> _Task objective_
Retype only what runs from the beginning of the data through the line with "1, 1, 1, 1, 1];"; please omit the pictures and keep every line exact.
### Records for this exercise ###
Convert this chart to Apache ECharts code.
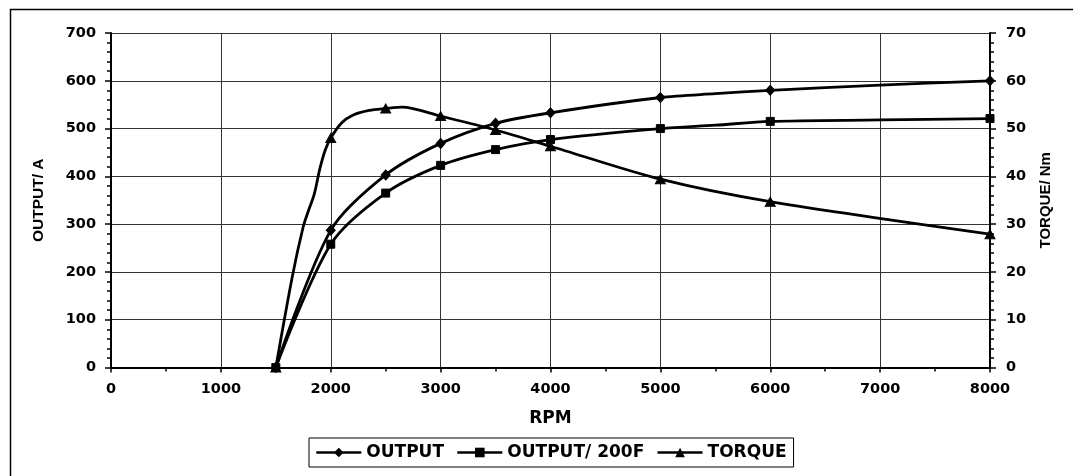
<!DOCTYPE html>
<html>
<head>
<meta charset="utf-8">
<script src="https://cdn.jsdelivr.net/npm/echarts@6/dist/echarts.min.js"></script>
<style>html,body{margin:0;padding:0;background:#fff;}#c{width:1073px;height:476px;}</style>
</head>
<body>
<div id="c"></div>
<script>
// ---- data ----
const outputRpm = [1500, 2000, 2500, 3000, 3500, 4000, 5000, 5500, 6000, 7000, 8000];
const outputA   = [0, 287, 403, 469, 511, 533, 565, 573, 580, 591, 600];
const outputMarked = [1, 1, 1, 1, 1, 1, 1, 0, 1, 0, 1];

const output200Rpm = [1500, 2000, 2500, 3000, 3500, 4000, 5000, 5500, 6000, 7000, 8000];
const output200A   = [0, 258, 365, 423, 456, 477, 500, 507, 515, 518, 521];
const output200Marked = [1, 1, 1, 1, 1, 1, 1, 0, 1, 0, 1];

const torqueRpm = [1500, 1650, 1750, 1800, 1850, 1900, 1950, 2000, 2100, 2200, 2350, 2500, 2650, 3000, 3500, 4000, 5000, 6000, 8000];
const torqueNm  = [0, 19, 29.5, 33, 36.3, 41.5, 45.5, 48, 51.2, 52.8, 53.8, 54.2, 54.5, 52.6, 49.7, 46.3, 39.4, 34.7, 27.9];
const torqueMarked = [1, 0, 0, 0, 0, 0, 0, 1, 0, 0, 0, 1, 0, 1, 1, 1, 1, 1, 1];

const seriesNames = ['OUTPUT', 'OUTPUT/ 200F', 'TORQUE'];
const xTicks = {min: 0, max: 8000, interval: 1000};
const yLeftTicks = {min: 0, max: 700, interval: 100};
const yRightTicks = {min: 0, max: 70, interval: 10};

function build(xs, ys, marks) {
  return xs.map((x, i) => marks[i] ? [x, ys[i]] : {value: [x, ys[i]], symbol: 'none'});
}

const hFont = 'DejaVu Sans';
const vFont = 'Liberation Sans';
const labelStyle = {color: '#000', fontFamily: hFont, fontWeight: 'bold', fontSize: 14.5, formatter: v => String(v)};

const chart = echarts.init(document.getElementById('c'), null, {renderer: 'canvas'});
chart.setOption({
  backgroundColor: '#fff',
  animation: false,
  graphic: [{
    type: 'rect', left: 8, top: 7, z: -1,
    shape: {x: 0, y: 0, width: 1075, height: 480},
    style: {fill: 'none', stroke: '#000', lineWidth: 1.5}
  }],
  grid: {left: 111, right: 83, top: 33, bottom: 108.5, containLabel: false},
  legend: {
    left: 309, top: 438,
    data: seriesNames,
    itemWidth: 45, itemHeight: 12, itemGap: 12,
    padding: [6, 7, 6, 6],
    borderColor: '#000', borderWidth: 1,
    lineStyle: {width: 2.6, color: '#000'},
    textStyle: {color: '#000', fontFamily: hFont, fontWeight: 'bold', fontSize: 17}
  },
  xAxis: {
    type: 'value', min: xTicks.min, max: xTicks.max, interval: xTicks.interval,
    name: 'RPM', nameLocation: 'middle', nameGap: 43,
    nameTextStyle: {color: '#000', fontFamily: hFont, fontWeight: 'bold', fontSize: 17},
    axisLine: {show: true, onZero: false, lineStyle: {color: '#000', width: 2}},
    axisTick: {show: true, inside: false, length: 5, lineStyle: {color: '#000', width: 1.5}},
    minorTick: {show: true, splitNumber: 2, length: 4, lineStyle: {color: '#000', width: 1.5}},
    axisLabel: Object.assign({margin: 14}, labelStyle),
    splitLine: {show: true, lineStyle: {color: '#333', width: 1}}
  },
  yAxis: [{
    type: 'value', min: yLeftTicks.min, max: yLeftTicks.max, interval: yLeftTicks.interval,
    position: 'left',
    name: 'OUTPUT/ A', nameLocation: 'middle', nameGap: 64,
    nameTextStyle: {color: '#000', fontFamily: vFont, fontWeight: 'bold', fontSize: 15.5},
    axisLine: {show: true, lineStyle: {color: '#000', width: 2}},
    axisTick: {show: true, inside: false, length: 6, lineStyle: {color: '#000', width: 1.5}},
    minorTick: {show: true, splitNumber: 5, length: 4, lineStyle: {color: '#000', width: 1.5}},
    axisLabel: Object.assign({margin: 15}, labelStyle),
    splitLine: {show: true, lineStyle: {color: '#333', width: 1}}
  }, {
    type: 'value', min: yRightTicks.min, max: yRightTicks.max, interval: yRightTicks.interval,
    position: 'right',
    name: 'TORQUE/ Nm', nameLocation: 'middle', nameGap: 48,
    nameTextStyle: {color: '#000', fontFamily: vFont, fontWeight: 'bold', fontSize: 15},
    axisLine: {show: true, lineStyle: {color: '#000', width: 2}},
    axisTick: {show: true, inside: false, length: 6, lineStyle: {color: '#000', width: 1.5}},
    minorTick: {show: true, splitNumber: 5, length: 4, lineStyle: {color: '#000', width: 1.5}},
    axisLabel: Object.assign({margin: 16}, labelStyle),
    splitLine: {show: false}
  }],
  series: [{
    name: seriesNames[0], type: 'line', yAxisIndex: 0,
    data: build(outputRpm, outputA, outputMarked),
    smooth: 0.3,
    symbol: 'diamond', symbolSize: [9, 10], showAllSymbol: true,
    lineStyle: {color: '#000', width: 2.8},
    itemStyle: {color: '#000', borderColor: '#000'}
  }, {
    name: seriesNames[1], type: 'line', yAxisIndex: 0,
    data: build(output200Rpm, output200A, output200Marked),
    smooth: 0.3,
    symbol: 'rect', symbolSize: 8, showAllSymbol: true,
    lineStyle: {color: '#000', width: 2.8},
    itemStyle: {color: '#000', borderColor: '#000'}
  }, {
    name: seriesNames[2], type: 'line', yAxisIndex: 1,
    data: build(torqueRpm, torqueNm, torqueMarked),
    smooth: 0.3,
    symbol: 'triangle', symbolSize: [10, 9], showAllSymbol: true,
    lineStyle: {color: '#000', width: 2.8},
    itemStyle: {color: '#000', borderColor: '#000'}
  }]
});
</script>
</body>
</html>
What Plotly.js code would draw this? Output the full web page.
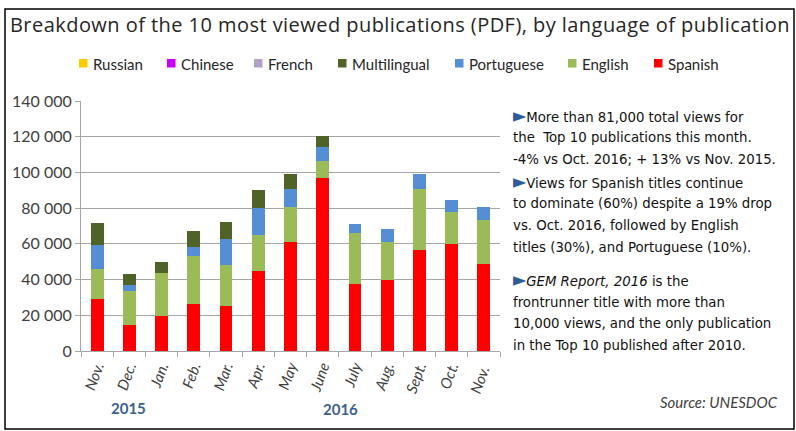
<!DOCTYPE html>
<html>
<head>
<meta charset="utf-8">
<script src="https://cdn.plot.ly/plotly-3.0.1.min.js"></script>
<style>
html,body{margin:0;padding:0;background:#fff}
#chart{width:796px;height:431px}
#chart .gtitle{letter-spacing:0.45px}
</style>
</head>
<body>
<div id="chart"></div>
<script>
const months = ["Nov.","Dec.","Jan.","Feb.","Mar.","Apr.","May","June","July","Aug.","Sept.","Oct.","Nov. "];
const spanish      = [28900,14700,19800,26500,25400,44900,60800,96900,37300,39700,56700,60200,48500];
const english      = [17100,19000,23800,26600,22700,20000,19600, 9300,28900,21100,34100,17900,24800];
const portuguese   = [13600, 3000,    0, 5200,14400,15400,10200, 7800, 5200, 7600, 8200, 6300, 7600];
const multilingual = [12300, 6300, 6000, 9000, 9500,10100, 8600, 6300,    0,    0,    0,    0,    0];
const french       = [0,0,0,0,0,0,0,0,0,0,0,0,0];
const chinese      = [0,0,0,0,0,0,0,0,0,0,0,0,0];
const russian      = [0,0,0,0,0,0,0,0,0,0,0,0,0];
const legendNames  = ["Russian","Chinese","French","Multilingual","Portuguese","English","Spanish"];
const legendColors = ["#FFCC00","#CC00FF","#B3A2C7","#4F6228","#558ED5","#9BBB59","#FF0000"];
const yearLabels   = ["2015","2016"];

const W = 796, H = 431, L = 81, R = 296, T = 101, B = 80;
const pw = W - L - R, ph = H - T - B;
const X = p => (p - L) / pw;
const Y = p => (H - B - p) / ph;

const seriesVals = {Spanish: spanish, English: english, Portuguese: portuguese, Multilingual: multilingual,
  French: french, Chinese: chinese, Russian: russian};
const stackOrder = ["Spanish","English","Portuguese","Multilingual","French","Chinese","Russian"];
const traces = stackOrder.map(name => ({
  type: "bar", name: name, x: months, y: seriesVals[name],
  marker: {color: legendColors[legendNames.indexOf(name)], line: {width: 0}},
  hoverinfo: "x+y+name", showlegend: false
}));

const annotations = [];
const shapes = [];

// legend (drawn manually to reproduce the compact single-row layout)
const legSq = [79, 167, 254, 338, 455, 568, 654];
legendNames.forEach((n, i) => {
  shapes.push({type: "rect", xref: "paper", yref: "paper", x0: X(legSq[i]), x1: X(legSq[i] + 8.5),
    y0: Y(67.5), y1: Y(59), fillcolor: legendColors[i], line: {width: 0}});
  annotations.push({text: n, xref: "paper", yref: "paper", x: X(legSq[i] + 12), y: Y(63.5),
    xanchor: "left", yanchor: "middle", showarrow: false,
    font: {family: "Lato, sans-serif", size: 15, color: "#262626"}});
});

const tri = '<span style="color:#2E5C99;font-size:19px">►</span>';
const bodyFont = {family: "DejaVu Sans Condensed, sans-serif", size: 14.8, color: "#111"};
const bodyLines = [
  [tri + "More than 81,000 total views for", 115],
  ["the  Top 10 publications this month.", 136.5],
  ["-4% vs Oct. 2016; + 13% vs Nov. 2015.", 158],
  [tri + "Views for Spanish titles continue", 180.5],
  ["to dominate (60%) despite a 19% drop", 202],
  ["vs. Oct. 2016, followed by English", 224],
  ["titles (30%), and Portuguese (10%).", 246],
  [tri + "<i>GEM Report, 2016</i> is the", 279],
  ["frontrunner title with more than", 301],
  ["10,000 views, and the only publication", 322.5],
  ["in the Top 10 published after 2010.", 344]
];
bodyLines.forEach(([t, yc]) => annotations.push({text: t, xref: "paper", yref: "paper", x: X(511), y: Y(yc),
  xanchor: "left", yanchor: "middle", align: "left", showarrow: false, font: bodyFont}));

annotations.push(
  {text: "<b>" + yearLabels[0] + "</b>", x: X(109), y: Y(419), xref: "paper", yref: "paper", showarrow: false,
   font: {family: "Lato, sans-serif", size: 15, color: "#3A5F8F"}},
  {text: "<b>" + yearLabels[1] + "</b>", x: X(340), y: Y(420), xref: "paper", yref: "paper", showarrow: false,
   font: {family: "Lato, sans-serif", size: 15, color: "#3A5F8F"}},
  {text: "<i>Source: UNESDOC</i>", x: X(780), y: Y(413), xref: "paper", yref: "paper", xanchor: "right", showarrow: false,
   font: {family: "Lato, sans-serif", size: 15, color: "#404040"}}
);

shapes.push({type: "rect", xref: "paper", yref: "paper", x0: X(5), x1: X(794), y0: Y(429), y1: Y(9),
  line: {color: "#000", width: 1.5}, fillcolor: "rgba(0,0,0,0)", layer: "below"});

const layout = {
  width: W, height: H,
  margin: {l: L, r: R, t: T, b: B, pad: 0},
  paper_bgcolor: "#fff", plot_bgcolor: "#fff",
  barmode: "stack", bargap: 0.6,
  separators: ". ",
  showlegend: false,
  title: {text: "Breakdown of the 10 most viewed publications (PDF), by language of publication",
    xref: "container", yref: "container", x: 10 / W, xanchor: "left", y: 1 - 25 / H, yanchor: "middle",
    font: {family: "Open Sans, sans-serif", size: 20, color: "#262626"}},
  xaxis: {type: "category", showgrid: false, showline: true, linecolor: "#A6A6A6", linewidth: 1,
    ticks: "outside", tickson: "boundaries", ticklen: 5, tickcolor: "#A6A6A6", tickangle: -70,
    tickfont: {family: "Lato, sans-serif", size: 15, color: "#404040", style: "italic"}},
  yaxis: {range: [0, 140000], dtick: 20000, tickformat: ",d", showgrid: true, gridcolor: "#A6A6A6", gridwidth: 1,
    showline: true, linecolor: "#A6A6A6", ticks: "outside", ticklen: 5, tickcolor: "#A6A6A6", zeroline: false,
    tickfont: {family: "Lato, sans-serif", size: 16, color: "#404040"}},
  annotations: annotations,
  shapes: shapes
};

Plotly.newPlot("chart", traces, layout, {displayModeBar: false, responsive: false});
</script>
</body>
</html>
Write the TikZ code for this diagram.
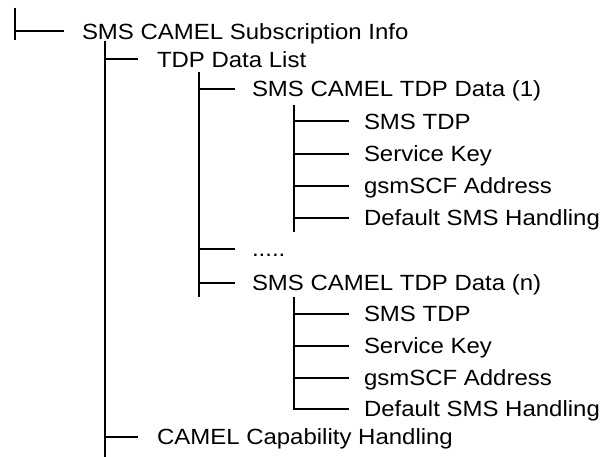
\documentclass[tikz,border=0pt]{standalone}
\usepackage{fontspec}
\setmainfont[FakeStretch=1.09]{Liberation Sans}
\begin{document}
\begin{tikzpicture}[x=1pt,y=-1pt,line width=2pt,
  lbl/.style={anchor=west,inner xsep=#1,inner ysep=0pt,text height=15.75pt,text depth=0pt,
    font=\fontsize{22}{26}\selectfont}]
\useasboundingbox (0,0) rectangle (603,457);
% spines
\coordinate (t0) at (15,8);   \coordinate (b0) at (15,40);
\coordinate (t1) at (105,41); \coordinate (b1) at (105,457);
\coordinate (t2) at (199,72); \coordinate (b2) at (199,297);
\coordinate (ta) at (294,105); \coordinate (ba) at (294,232);
\coordinate (tb) at (294,297); \coordinate (bb) at (294,409);
% labels
\node[lbl=17pt] (n0) at (64,31.5) {SMS CAMEL Subscription Info};
\node[lbl=18pt] (n1) at (138,59.3) {TDP Data List};
\node[lbl=16pt] (n2) at (235,89) {SMS CAMEL TDP Data (1)};
\node[lbl=14pt] (n3) at (349,121.5) {SMS TDP};
\node[lbl=14pt] (n4) at (349,154) {Service Key};
\node[lbl=14pt] (n5) at (349,185.7) {gsmSCF Address};
\node[lbl=14pt] (n6) at (349,218) {Default SMS Handling};
\node[lbl=16pt] (n7) at (235,249) {.....};
\node[lbl=16pt] (n8) at (235,282.7) {SMS CAMEL TDP Data (n)};
\node[lbl=14pt] (n9) at (349,314) {SMS TDP};
\node[lbl=14pt] (n10) at (349,346) {Service Key};
\node[lbl=14pt] (n11) at (349,378) {gsmSCF Address};
\node[lbl=14pt] (n12) at (349,409) {Default SMS Handling};
\node[lbl=18pt] (n13) at (138,437) {CAMEL Capability Handling};
% lines
\draw (t0) -- (b0);
\draw (t0 |- n0.west) -- (n0.west);
\draw (t1) -- (b1);
\foreach \n in {n1,n13} \draw (t1 |- \n.west) -- (\n.west);
\draw (t2) -- (b2);
\foreach \n in {n2,n7,n8} \draw (t2 |- \n.west) -- (\n.west);
\draw (ta) -- (ba);
\foreach \n in {n3,n4,n5,n6} \draw (ta |- \n.west) -- (\n.west);
\draw (tb) -- (bb) -- (n12.west);
\foreach \n in {n9,n10,n11} \draw (tb |- \n.west) -- (\n.west);
\end{tikzpicture}
\end{document}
###
> _Answer to the task_
Convert this chart to Apache ECharts code.
<!DOCTYPE html>
<html>
<head>
<meta charset="utf-8">
<script src="https://cdn.jsdelivr.net/npm/echarts@6/dist/echarts.min.js"></script>
<style>html,body{margin:0;padding:0;background:#fff;}#c{width:1073px;height:476px;}</style>
</head>
<body>
<div id="c"></div>
<script>
// ---- data ----
const outputRpm = [1500, 2000, 2500, 3000, 3500, 4000, 5000, 5500, 6000, 7000, 8000];
const outputA   = [0, 287, 403, 469, 511, 533, 565, 573, 580, 591, 600];
const outputMarked = [1, 1, 1, 1, 1, 1, 1, 0, 1, 0, 1];

const output200Rpm = [1500, 2000, 2500, 3000, 3500, 4000, 5000, 5500, 6000, 7000, 8000];
const output200A   = [0, 258, 365, 423, 456, 477, 500, 507, 515, 518, 521];
const output200Marked = [1, 1, 1, 1, 1, 1, 1, 0, 1, 0, 1];

const torqueRpm = [1500, 1650, 1750, 1800, 1850, 1900, 1950, 2000, 2100, 2200, 2350, 2500, 2650, 3000, 3500, 4000, 5000, 6000, 8000];
const torqueNm  = [0, 19, 29.5, 33, 36.3, 41.5, 45.5, 48, 51.2, 52.8, 53.8, 54.2, 54.5, 52.6, 49.7, 46.3, 39.4, 34.7, 27.9];
const torqueMarked = [1, 0, 0, 0, 0, 0, 0, 1, 0, 0, 0, 1, 0, 1, 1, 1, 1, 1, 1];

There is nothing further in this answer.